Me quedé pensando en el video (y su presunta relación con el post). A los padres de Faustino los trajeron de África (tal vez a los abuelos). Algún traficante sin escrúpulos los fue a buscar hasta su selva o, más fácil, los compró al jefe de la tribu: un déspota (como todos los jefes de tribu) deslumbrado por lentejuelas y espejitos (como todos los jefes de tribu). ¿Por qué habría de pararse alguien y culpar al infeliz de algo?

Lo repiten todo el tiempo en las redes sociales. Lo que le pasa al pueblo cubano es culpa del pueblo cubano. Las masas primitivas, manipulables, ignorantes. Me resulta un misterio ese abismo que al parecer se interpone entre el comentarista y la “masa” (a la que atribuye semejantes epítetos). Quien ejerce su derecho a opinar queda exento, como por arte de magia, de cualquier responsabilidad. A él no hay quien lo engañe: siempre supo que el tirano era un tirano y escapó del absolutismo porque enseguida se dio cuenta de que el propio pueblo procedía a colocarse las cadenas. Faltos de visión, los pobres.

Culpable o no culpable: he ahí la clave del dilema. Funciona, tal vez, como mecanismo de defensa. Como inyección de epinefrina para el alérgico severo (por cierto, la farmacéutica que la produce acaba de anunciar un incremento de los precios en cerca del 400 por ciento).

Será que nuestra vocación inquisitorial es genética y alzar el dedo acusador forma parte de nuestra idiosincrasia. Será que lo aprendimos en las asambleas de moral comunista, donde pedir la palabra y delatar a un amigo era prueba inefable de combatividad.

A estas alturas creo cualquier cosa. Lo cierto es que las redes sociales operan como tribuna pública, donde los Torquemada criollos dan rienda suelta a sus peores instintos. Nadie se salva.

Sin embargo, lo asombroso no es que rivales ideológicos se disparen entre sí —de una orilla a otra—, sino que banderías en apariencia opuestas se pongan de acuerdo de manera tácita para acusar a la gente de sus calamidades mutuas.

El absurdo cobra tintes de paradoja allí donde rabiosos detractores del pueblo (ese monstruo escurridizo) alzan su voz en nombre del pueblo, dicen luchar por los derechos del pueblo y cobran generosas sumas asignadas a la reivindicación del pueblo.

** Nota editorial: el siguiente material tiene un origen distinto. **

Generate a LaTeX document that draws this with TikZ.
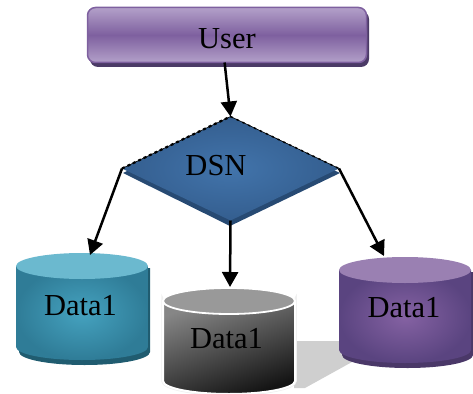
\documentclass[tikz,border=0pt]{standalone}
\usepackage{fontspec}
\setmainfont{Liberation Serif}
\usetikzlibrary{arrows.meta,shapes.geometric,calc}
\definecolor{pmid}{HTML}{7E609F}
\definecolor{plight}{HTML}{B3A0C9}
\definecolor{pdark}{HTML}{4B3A66}
\definecolor{bluein}{HTML}{4274AB}
\definecolor{blueout}{HTML}{345E8F}
\definecolor{blueshadow}{HTML}{274A73}
\definecolor{tealin}{HTML}{45A2BF}
\definecolor{tealout}{HTML}{2F7C97}
\definecolor{tealtop}{HTML}{6BB9CF}
\definecolor{tealshadow}{HTML}{205C70}
\definecolor{violin}{HTML}{8562A3}
\definecolor{violout}{HTML}{5A4480}
\definecolor{violtop}{HTML}{9A80B2}
\definecolor{violshadow}{HTML}{4A3868}
\definecolor{graytop}{HTML}{999999}
\definecolor{groundshadow}{HTML}{CFCFCF}
\tikzset{
  lab/.style={font=\fontsize{30.5}{36}\selectfont, text=black, inner sep=0pt},
  link/.style={line width=2.5pt, draw=black, -{Triangle[length=15pt,width=16pt]}},
  ghost/.style={inner sep=0pt, outer sep=0pt},
}
\newcommand{\cylshadow}[4]{%
  \fill[#4] (#1+3,#2+2) -- (#1+134,#2+2) -- (#1+134,#3+4)
    arc[start angle=0,end angle=180,x radius=65.5,y radius=13] -- cycle;}
\newcommand{\cylbody}[4]{%
  \path[#4] (#1,#2) -- (#1+132,#2) -- (#1+132,#3)
    arc[start angle=0,end angle=180,x radius=66,y radius=13] -- cycle;}
\newcommand{\cyltop}[3]{%
  \fill[#3] (#1+66,#2) ellipse[x radius=66,y radius=13];}
\begin{document}
\begin{tikzpicture}[x=1pt,y=-1pt]
\path[use as bounding box] (0,0) rectangle (473,393);
\clip (0,0) rectangle (473,393);

% user box
\fill[pdark,rounded corners=8pt] (90,11) rectangle (369,67);
\node[ghost,rectangle,rounded corners=8pt,minimum width=279pt,minimum height=55pt,
  draw=pmid,line width=1.5pt,top color=plight,bottom color=plight,middle color=pmid] (user) at (227,35) {};
\node[lab] (userlab) at (227,39) {User};

% diamond
\fill[blueshadow] (123,173) -- (230,122) -- (340,173) -- (230,226) -- cycle;
\node[ghost,diamond,aspect=2.1,minimum width=217pt,minimum height=104pt,
  inner color=bluein,outer color=blueout] (dsn) at (230.5,168.5) {};
\draw[black,line width=0.6pt] (dsn.west) -- (dsn.north) -- (dsn.east);
\draw[black,line width=2.2pt,dash pattern=on 3pt off 3pt] (dsn.west) -- (dsn.north);
\draw[black,line width=1.5pt,dash pattern=on 2.5pt off 4pt] (dsn.north) -- (dsn.east);
\node[lab] (dsnlab) at (216,166) {DSN};

% ground shadow
\fill[groundshadow] (294,341) -- (340,341) -- (352,362) -- (305,388) -- (294,388) -- cycle;

% teal cylinder
\cylshadow{16}{266}{348}{tealshadow}
\cylbody{16}{266}{347}{inner color=tealin,outer color=tealout}
\cyltop{16}{266}{tealtop}
\coordinate (tealin) at (90,255);
\node[lab] (teallab) at (80.5,306) {Data1};

% grey cylinder
\path[draw=black!6,line width=3.5pt] (163,301) -- (163,381)
  arc[start angle=180,end angle=0,x radius=66,y radius=13] -- (295,301)
  arc[start angle=0,end angle=180,x radius=66,y radius=13] -- cycle;
\cylbody{163}{301}{381}{top color=gray!95,bottom color=black!92,shading angle=20,draw=white,line width=2pt}
\draw[white,line width=1.8pt,fill=graytop] (229,301) ellipse[x radius=66,y radius=13];
\coordinate (greyin) at (230,287);
\node[lab] (greylab) at (226.5,339) {Data1};

% purple cylinder
\cylshadow{339}{270}{351}{violshadow}
\cylbody{339}{270}{350}{inner color=violin,outer color=violout}
\cyltop{339}{270}{violtop}
\coordinate (violin) at (384,256);
\node[lab] (viollab) at (404,308) {Data1};

% connectors
\draw[link] (user.265) -- (dsn.north);
\draw[link] (dsn.west) -- (tealin);
\draw[link] (dsn.south) -- (greyin);
\draw[link] (dsn.east) -- (violin);
\end{tikzpicture}
\end{document}
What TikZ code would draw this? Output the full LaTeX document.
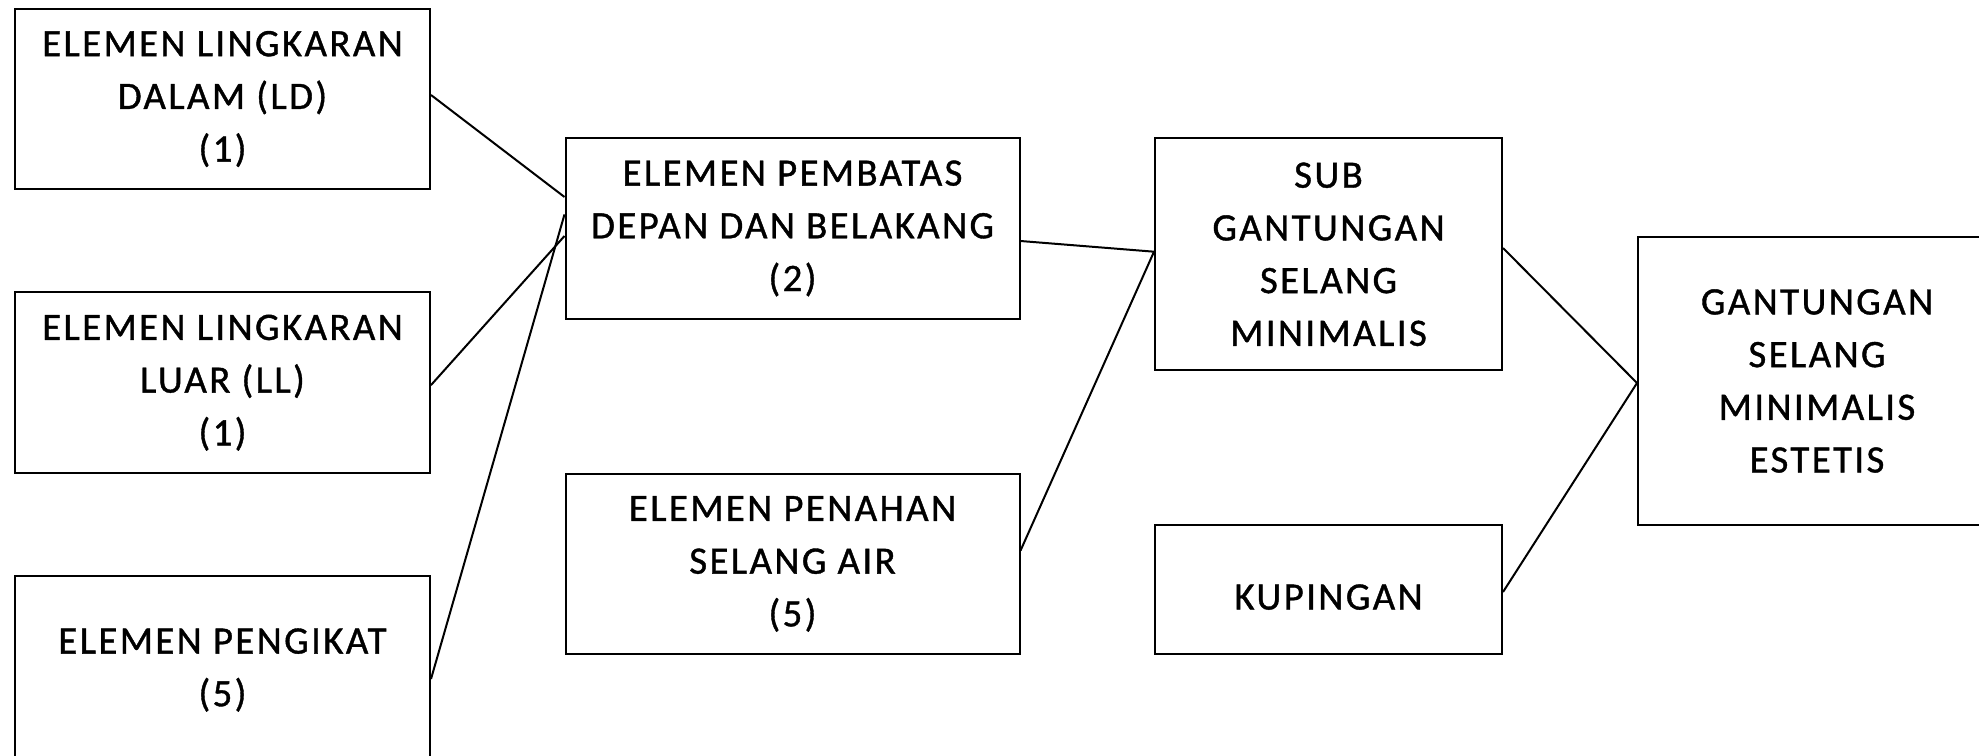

Por delirante que parezca, algunos de los más connotados activistas reciben grants del gobierno estadounidense, so pretexto de promover ideas democráticas dentro de la Isla, donde deberían prender como fuego en manigua devastada por la sequía. Las armas son de variado calibre: desde memorias flash hasta libros de Alexis de Tocqueville, el gran ideólogo del liberalismo. Pero la realidad siempre supera a la ficción: la tea incendiaria se apaga antes de inflamar el primer arbusto y los pirómanos se estrellan, no contra el valladar infranqueable del gobierno, sino contra los gobernados en incontrolable estampida hacia los cuatro puntos cardinales del orbe.

En los duros años del periodo especial (si es que antes o después no fueron duros), las iglesias se inundaron de fieles, en súbito arranque de religiosidad ciudadana. En especial, los templos evangélicos no daban abasto. La explicación no tardaría en llegar y guardaba, por cierto, escasa relación con las prioridades espirituales de la gente: los parroquianos acudían en masa, no tras la bendición pastoral, sino tras la botella de aceite vegetal o el jabón que sus pares primermundistas donaban en cristiano gesto.

Bien temprano intuyeron los predicadores que la palabra es improductiva cuando la cena del día tiene un futuro incierto. Las trampas del ego cercenan esa capacidad en ciertos apóstoles de la libertad insular. Enfocar a las víctimas con lente de verdugo termina por convertirse en boomerang político. El precio es tan alto como el de la epinefrina inyectable.

Descansa en paz, Faustino.

Qué bueno recordarte, contarle a los demás tu vida.